We also worried that because collecting and shipping cellulosic ethanol feedstocks were so expensive, the industry would primarily focus on producing cellulosic from non-starch portions of the corn plant instead. The corn harvest already had processes and machines specialized for this purpose, and established transport networks to processing plants as well. If corn remained the feedstock even for cellulosic, it would do nothing to address the environmental problems caused by massive corn cropping across the US, would add an incremental subsidy stream to more corn production, and would perpetuate an unsustainable liquid biofuel.

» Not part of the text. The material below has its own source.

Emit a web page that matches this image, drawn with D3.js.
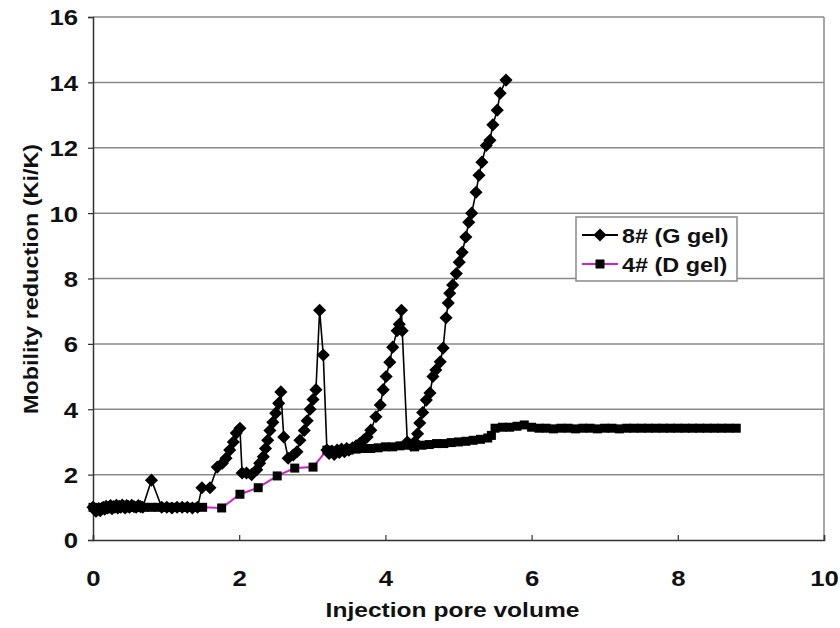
<!DOCTYPE html>
<html>
<head>
<meta charset="utf-8">
<script src="https://cdn.jsdelivr.net/npm/d3@7"></script>
<style>
  body { margin: 0; background: #fff; }
  text { font-family: "Liberation Sans", Arial, sans-serif; font-weight: bold; }
</style>
</head>
<body>
<div id="chart"></div>
<script>
// 8# (G gel) series
const gX = [0.00,0.02,0.04,0.06,0.08,0.10,0.12,0.14,0.16,0.18,0.20,0.22,0.24,0.26,0.28,0.30,0.32,0.34,0.36,0.38,0.40,0.42,0.44,0.46,0.48,0.50,0.53,0.56,0.59,0.62,0.65,0.68,0.80,0.94,1.01,1.08,1.15,1.22,1.29,1.36,1.43,
  1.49,1.60,1.70,1.77,1.82,1.87,1.92,1.96,2.01,2.04,2.10,2.17,2.24,2.28,2.33,2.36,2.39,2.42,2.46,2.50,2.54,2.57,
  2.61,2.67,2.74,2.79,2.83,2.89,2.93,2.97,3.01,3.05,3.10,3.15,3.20,3.23,3.27,3.30,3.34,3.37,3.40,3.44,3.47,3.50,3.55,3.60,3.65,3.70,
  3.75,3.80,3.87,3.93,3.97,4.01,4.06,4.10,4.16,4.19,4.22,4.23,4.30,4.35,4.40,4.44,
  4.47,4.51,4.56,4.61,4.65,4.69,4.75,4.79,4.83,4.86,4.88,4.92,4.97,5.01,5.05,5.10,5.14,5.18,5.24,5.28,5.32,5.38,5.43,5.47,5.53,5.57,5.65];
const gY = [1.00,0.95,0.88,0.92,0.96,0.90,0.97,1.00,0.94,1.03,0.98,1.00,1.05,0.96,1.02,1.00,1.06,0.98,1.03,1.00,1.07,1.02,0.98,1.05,1.03,1.00,1.06,1.02,1.00,1.05,1.02,1.00,1.83,1.00,1.00,0.98,1.00,1.00,1.00,0.98,1.00,
  1.60,1.60,2.23,2.35,2.50,2.75,3.00,3.27,3.42,2.05,2.05,2.00,2.15,2.35,2.55,2.80,3.05,3.35,3.60,3.88,4.18,4.53,
  3.15,2.50,2.60,2.70,3.05,3.35,3.65,4.00,4.30,4.60,7.03,5.66,2.75,2.65,2.72,2.62,2.75,2.68,2.78,2.70,2.80,2.75,2.82,2.88,2.95,3.05,
  3.15,3.36,3.77,4.13,4.60,5.00,5.44,5.90,6.40,6.60,7.03,6.40,3.00,2.90,3.00,3.25,
  3.58,3.90,4.28,4.50,5.00,5.20,5.45,5.87,6.80,7.25,7.55,7.80,8.15,8.50,8.80,9.27,9.72,10.00,10.64,11.16,11.56,12.07,12.23,12.70,13.15,13.67,14.07];

// 4# (D gel) series
const dX = [0.00,0.10,0.20,0.30,0.40,0.50,0.60,0.70,0.80,0.90,1.00,1.10,1.20,1.30,1.40,1.50,1.76,2.01,2.26,2.52,2.76,3.01,
  3.20,3.30,3.40,3.50,3.60,3.70,3.80,3.90,4.00,4.10,4.20,4.30,4.40,4.50,4.60,4.70,4.80,4.90,5.00,5.10,5.20,5.30,5.40,5.45,
  5.50,5.60,5.70,5.80,5.90,6.00,6.10,6.20,6.30,6.40,6.50,6.60,6.70,6.80,6.90,7.00,7.10,7.20,7.30,7.40,7.50,7.60,7.70,7.80,7.90,8.00,8.10,8.20,8.30,8.40,8.50,8.60,8.70,8.80];
const dY = [1.00,0.97,1.00,1.00,1.02,1.00,1.00,1.00,1.00,1.00,1.00,1.00,1.00,1.00,1.00,1.00,0.98,1.40,1.60,1.96,2.20,2.23,
  2.75,2.70,2.72,2.75,2.78,2.80,2.80,2.82,2.85,2.85,2.88,2.90,2.85,2.90,2.92,2.95,2.95,2.98,3.00,3.02,3.05,3.08,3.12,3.20,
  3.42,3.45,3.45,3.48,3.52,3.45,3.42,3.42,3.40,3.42,3.42,3.40,3.42,3.42,3.40,3.42,3.42,3.40,3.42,3.42,3.42,3.42,3.42,3.42,3.42,3.42,3.42,3.42,3.42,3.42,3.42,3.42,3.42,3.42];

const xTicks = [0, 2, 4, 6, 8, 10];
const yTicks = [0, 2, 4, 6, 8, 10, 12, 14, 16];
const seriesNames = ["8# (G gel)", "4# (D gel)"];

const W = 840, H = 628;
const margin = {top: 17, right: 16, bottom: 88, left: 93};
const iw = W - margin.left - margin.right;
const ih = H - margin.top - margin.bottom;
const SX = 1.17;   // text in the figure is drawn a bit wide

const svg = d3.select("#chart").append("svg")
  .attr("width", W).attr("height", H);
const g = svg.append("g").attr("transform", `translate(${margin.left},${margin.top})`);

const x = d3.scaleLinear().domain([0, 10]).range([0, iw]);
const y = d3.scaleLinear().domain([0, 16]).range([ih, 0]);

// grid lines
g.selectAll(".grid").data(yTicks.slice(1)).enter().append("line")
  .attr("x1", 0).attr("x2", iw)
  .attr("y1", d => y(d)).attr("y2", d => y(d))
  .attr("stroke", "#8a8a8a").attr("stroke-width", 1.5);

// right border
g.append("line").attr("x1", iw).attr("x2", iw).attr("y1", 0).attr("y2", ih)
  .attr("stroke", "#8a8a8a").attr("stroke-width", 1.5);

// axes
const yAxis = g.append("g").call(d3.axisLeft(y).tickValues(yTicks).tickSize(5));
const xAxis = g.append("g").attr("transform", `translate(0,${ih})`)
  .call(d3.axisBottom(x).tickValues(xTicks).tickSize(-5));
[xAxis, yAxis].forEach(a => {
  a.select(".domain").attr("stroke", "#333").attr("stroke-width", 1.5);
  a.selectAll(".tick line").attr("stroke", "#333").attr("stroke-width", 1.2);
  a.selectAll(".tick text").attr("font-size", 22).attr("fill", "#111")
    .attr("font-family", "Liberation Sans, Arial, sans-serif").attr("font-weight", "bold");
});
yAxis.selectAll(".tick text").attr("x", -15 / SX).attr("dy", "0.36em")
  .attr("transform", `scale(${SX},1)`);
xAxis.selectAll(".tick text").attr("y", 46).attr("dy", 0)
  .attr("transform", `scale(${SX},1)`);

// axis titles
svg.append("text")
  .attr("transform", `translate(${margin.left + iw / 2 - 6},617) scale(${SX},1)`)
  .attr("text-anchor", "middle").attr("font-size", 21).attr("fill", "#111")
  .text("Injection pore volume");
svg.append("text")
  .attr("transform", `translate(38,279) rotate(-90) scale(${SX},1)`)
  .attr("text-anchor", "middle").attr("font-size", 20).attr("fill", "#111")
  .text("Mobility reduction (Ki/K)");

const gData = gX.map((v, i) => [v, gY[i]]);
const dData = dX.map((v, i) => [v, dY[i]]);
const line = d3.line().x(d => x(d[0])).y(d => y(d[1]));

const diamond = d3.symbol().type(d3.symbolSquare).size(86);
const square = d3.symbol().type(d3.symbolSquare).size(81);

// G gel
g.append("path").datum(gData).attr("d", line)
  .attr("fill", "none").attr("stroke", "#000").attr("stroke-width", 1.6);
g.selectAll(".gpt").data(gData).enter().append("path")
  .attr("d", diamond)
  .attr("transform", d => `translate(${x(d[0])},${y(d[1])}) rotate(45)`)
  .attr("fill", "#000");

// D gel
g.append("path").datum(dData).attr("d", line)
  .attr("fill", "none").attr("stroke", "#cc22cc").attr("stroke-width", 2);
g.selectAll(".dpt").data(dData).enter().append("path")
  .attr("d", square)
  .attr("transform", d => `translate(${x(d[0])},${y(d[1])})`)
  .attr("fill", "#000");

// legend
const lg = svg.append("g").attr("transform", "translate(576,217)");
lg.append("rect").attr("width", 161).attr("height", 64)
  .attr("fill", "#fff").attr("stroke", "#8a8a8a").attr("stroke-width", 1.5);
const items = lg.selectAll(".item").data(seriesNames).enter().append("g")
  .attr("transform", (d, i) => `translate(0,${18 + i * 29})`);
items.append("line").attr("x1", 6).attr("x2", 42).attr("y1", 0).attr("y2", 0)
  .attr("stroke", (d, i) => i === 0 ? "#000" : "#cc22cc").attr("stroke-width", 2);
items.append("path")
  .attr("d", (d, i) => i === 0 ? diamond() : square())
  .attr("transform", (d, i) => i === 0 ? "translate(24,0) rotate(45)" : "translate(24,0)")
  .attr("fill", "#000");
items.append("text").attr("transform", `translate(46,7.5) scale(${SX},1)`)
  .attr("font-size", 20).attr("fill", "#111").text(d => d);
</script>
</body>
</html>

We had assumed the cellulosic production would come first from corn stalks and leaves (stover), creating concerns as well about declining soil fertility (see this article for an overview of the issue). Thus far, we were right that corn remains a key source for cellulosic ethanol, but from corn kernel fiber rather than stover. This does make sense: the corn kernels are already in the plant, so conversion incurs no additional transport expenses, and likely reduces wastes somewhat. The Pathway technology, developed by US firm Edeniq's, received a cellulosic ethanol registration from the US EPA at a fourth corn ethanol plant in June, with more in process. Other plants using the Cellerate process also rely on corn kernals as a feedstock.
A material contribution to transport energy needs from cellulosic feedstocks that are actually sustainable remain a long way off.